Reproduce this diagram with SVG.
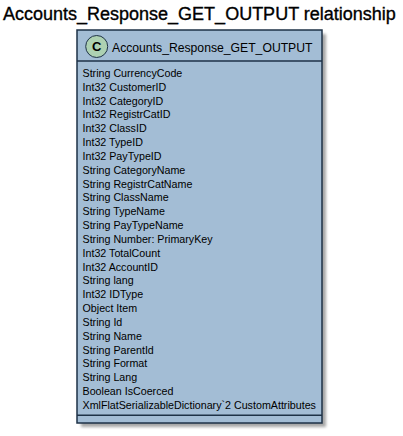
<svg xmlns="http://www.w3.org/2000/svg" width="403" height="436" viewBox="0 0 403 436">
<style>
.title{font-family:"Liberation Sans",Arial,sans-serif;font-size:18px;fill:#000;stroke:#000;stroke-width:0.35}
.hdr{font-family:"Liberation Sans",Arial,sans-serif;font-size:12.2px;fill:#000}
.attr{font-family:"Liberation Sans",Arial,sans-serif;font-size:10.7px;fill:#000}
.box{fill:#A3BDD5;stroke:#1E3247;stroke-width:1.5}
.sep{stroke:#1E3247;stroke-width:1.5}
.shadow{fill:#000;opacity:0.35}
</style>
<defs>
<filter id="blur" x="-10%" y="-10%" width="120%" height="120%"><feGaussianBlur stdDeviation="1.5"/></filter>
</defs>
<rect width="403" height="436" fill="#fff"/>
<text class="title" x="3" y="20">Accounts_Response_GET_OUTPUT relationship</text>
<g id="Accounts_Response_GET_OUTPUT">
<rect class="shadow" x="81" y="34" width="245" height="393" filter="url(#blur)"/>
<rect class="box" x="77" y="30" width="245" height="393"/>
<circle cx="96.7" cy="46.5" r="11" fill="#ADD1B2" stroke="#1E3247" stroke-width="1"/>
<text x="96.7" y="51" text-anchor="middle" style="font-family:'Liberation Sans',Arial,sans-serif;font-size:13px;font-weight:bold;fill:#000">C</text>
<text class="hdr" x="112" y="52">Accounts_Response_GET_OUTPUT</text>
<line class="sep" x1="77" y1="61" x2="322" y2="61"/>
<line class="sep" x1="77" y1="415.3" x2="322" y2="415.3"/>
<text class="attr" x="82.5">
<tspan x="82.5" y="77">String CurrencyCode</tspan>
<tspan x="82.5" y="90.83">Int32 CustomerID</tspan>
<tspan x="82.5" y="104.66">Int32 CategoryID</tspan>
<tspan x="82.5" y="118.49">Int32 RegistrCatID</tspan>
<tspan x="82.5" y="132.32">Int32 ClassID</tspan>
<tspan x="82.5" y="146.15">Int32 TypeID</tspan>
<tspan x="82.5" y="159.98">Int32 PayTypeID</tspan>
<tspan x="82.5" y="173.81">String CategoryName</tspan>
<tspan x="82.5" y="187.64">String RegistrCatName</tspan>
<tspan x="82.5" y="201.47">String ClassName</tspan>
<tspan x="82.5" y="215.3">String TypeName</tspan>
<tspan x="82.5" y="229.13">String PayTypeName</tspan>
<tspan x="82.5" y="242.96">String Number: PrimaryKey</tspan>
<tspan x="82.5" y="256.79">Int32 TotalCount</tspan>
<tspan x="82.5" y="270.62">Int32 AccountID</tspan>
<tspan x="82.5" y="284.45">String lang</tspan>
<tspan x="82.5" y="298.28">Int32 IDType</tspan>
<tspan x="82.5" y="312.11">Object Item</tspan>
<tspan x="82.5" y="325.94">String Id</tspan>
<tspan x="82.5" y="339.77">String Name</tspan>
<tspan x="82.5" y="353.6">String ParentId</tspan>
<tspan x="82.5" y="367.43">String Format</tspan>
<tspan x="82.5" y="381.26">String Lang</tspan>
<tspan x="82.5" y="395.09">Boolean IsCoerced</tspan>
<tspan x="82.5" y="408.92">XmlFlatSerializableDictionary`2 CustomAttributes</tspan>
</text>
</g>
<g id="connectors"/>
</svg>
+++
**INSTRUCTION**
Without the images, write out each line of the data verbatim.

**PROBLEM SOLUTION**
Reproduce this diagram with SVG.
<svg xmlns="http://www.w3.org/2000/svg" width="403" height="436" viewBox="0 0 403 436">
<style>
.title{font-family:"Liberation Sans",Arial,sans-serif;font-size:18px;fill:#000;stroke:#000;stroke-width:0.35}
.hdr{font-family:"Liberation Sans",Arial,sans-serif;font-size:12.2px;fill:#000}
.attr{font-family:"Liberation Sans",Arial,sans-serif;font-size:10.7px;fill:#000}
.box{fill:#A3BDD5;stroke:#1E3247;stroke-width:1.5}
.sep{stroke:#1E3247;stroke-width:1.5}
.shadow{fill:#000;opacity:0.35}
</style>
<defs>
<filter id="blur" x="-10%" y="-10%" width="120%" height="120%"><feGaussianBlur stdDeviation="1.5"/></filter>
</defs>
<rect width="403" height="436" fill="#fff"/>
<text class="title" x="3" y="20">Accounts_Response_GET_OUTPUT relationship</text>
<g id="Accounts_Response_GET_OUTPUT">
<rect class="shadow" x="81" y="34" width="245" height="393" filter="url(#blur)"/>
<rect class="box" x="77" y="30" width="245" height="393"/>
<circle cx="96.7" cy="46.5" r="11" fill="#ADD1B2" stroke="#1E3247" stroke-width="1"/>
<text x="96.7" y="51" text-anchor="middle" style="font-family:'Liberation Sans',Arial,sans-serif;font-size:13px;font-weight:bold;fill:#000">C</text>
<text class="hdr" x="112" y="52">Accounts_Response_GET_OUTPUT</text>
<line class="sep" x1="77" y1="61" x2="322" y2="61"/>
<line class="sep" x1="77" y1="415.3" x2="322" y2="415.3"/>
<text class="attr" x="82.5">
<tspan x="82.5" y="77">String CurrencyCode</tspan>
<tspan x="82.5" y="90.83">Int32 CustomerID</tspan>
<tspan x="82.5" y="104.66">Int32 CategoryID</tspan>
<tspan x="82.5" y="118.49">Int32 RegistrCatID</tspan>
<tspan x="82.5" y="132.32">Int32 ClassID</tspan>
<tspan x="82.5" y="146.15">Int32 TypeID</tspan>
<tspan x="82.5" y="159.98">Int32 PayTypeID</tspan>
<tspan x="82.5" y="173.81">String CategoryName</tspan>
<tspan x="82.5" y="187.64">String RegistrCatName</tspan>
<tspan x="82.5" y="201.47">String ClassName</tspan>
<tspan x="82.5" y="215.3">String TypeName</tspan>
<tspan x="82.5" y="229.13">String PayTypeName</tspan>
<tspan x="82.5" y="242.96">String Number: PrimaryKey</tspan>
<tspan x="82.5" y="256.79">Int32 TotalCount</tspan>
<tspan x="82.5" y="270.62">Int32 AccountID</tspan>
<tspan x="82.5" y="284.45">String lang</tspan>
<tspan x="82.5" y="298.28">Int32 IDType</tspan>
<tspan x="82.5" y="312.11">Object Item</tspan>
<tspan x="82.5" y="325.94">String Id</tspan>
<tspan x="82.5" y="339.77">String Name</tspan>
<tspan x="82.5" y="353.6">String ParentId</tspan>
<tspan x="82.5" y="367.43">String Format</tspan>
<tspan x="82.5" y="381.26">String Lang</tspan>
<tspan x="82.5" y="395.09">Boolean IsCoerced</tspan>
<tspan x="82.5" y="408.92">XmlFlatSerializableDictionary`2 CustomAttributes</tspan>
</text>
</g>
<g id="connectors"/>
</svg>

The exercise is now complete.